A meeting had been called and, as people waited, speculation and rumour were rife. One man said that the talks at Armagh Civic Offices had given the Orange Order the excuse to say it had engaged in dialogue, a condition the commission had imposed.

The SDLP and Sinn Fein Assembly members Brid Rodgers and Francie Molloy tried to calm them. "The Orange Order are trying to panic people here into a reaction that will discredit you. Nothing has changed. They haven't gone into dialogue, they have only pretended to," said Mrs Rodgers.

Yesterday morning there were early signs that the Orange Order was pulling back. Protesters at Hillsborough Castle, the Northern Secretary's residence, had vowed to remain there until the march went down the Garvaghy Road. Yesterday, they laid three bouquets of flowers at the gate, ended their protest and marched away.

But, at Drumcree parish church, those of the well-dressed congregation at the Sunday morning service who spoke to reporters still believed that the parade should go down.

"It's very, very sad what happened," said one woman who declined to give her name. "It is a real tragedy, but the people who kept law and order for all these years, who were the victims of Sinn Fein/IRA terrorism, they're the ones being kept down now." Her husband said it was sad to see the police and army caught in the middle.

"So many police lost their lives, being victims of terrorism, and now they turn around and protect them. They have lost all their friends."

At the Catholic St John the Baptist Church on Garvaghy Road, Massgoers expressed their bitterness. Before news had filtered out of Mr Bingham's call for the protests to end, one Co Armagh farmer said there was "no way the Orangemen should be allowed down the road. I have no time for them".

"They stop Catholics from buying land. They've stopped me from buying land." As for IRA murders of Protestant farmers, he said: "The IRA only started 30 years ago. The Orange Order started 100 years ago."

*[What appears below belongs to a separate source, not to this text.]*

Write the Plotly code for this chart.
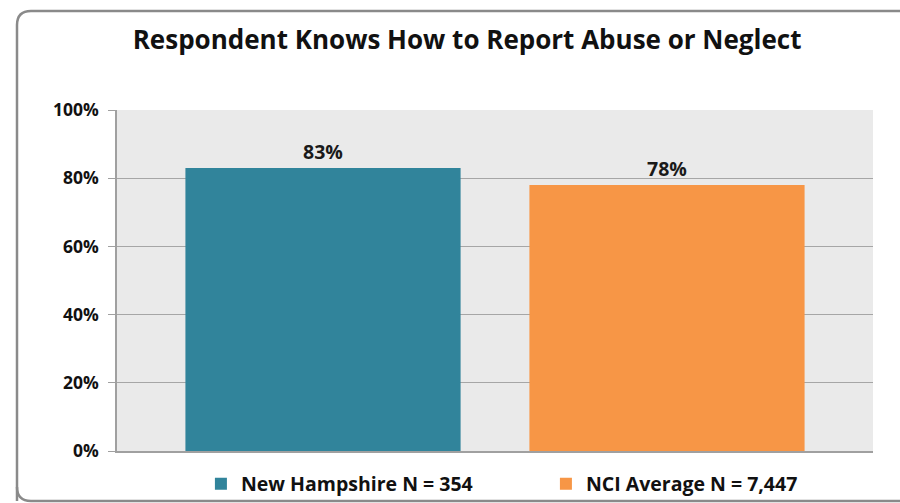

Last night on Garvaghy Road people were waiting to see if there would be trouble at the bonfires, and if the Portadown lodge would call off its protest.

But the authorities were expecting things to be different in Portadown this year. The biggest bonfire in the Corcrain area was soaked in the torrential rain. "It's our understanding that the bonfires will not be lit tonight," an RUC spokesman said. They would not be lit until the Drumcree parade came down the Garvaghy Road. "So they'll rot," he said.

At Drumcree, a second moat had been built behind the water-filled trench that separated the Orangemen and loyalists from the soldiers and police.

There were no signs of the previous day's vicious taunts to the security forces. One man had shouted over at them: "I'm going to cut your wife's throat." Another said: "It's his children he's worried about."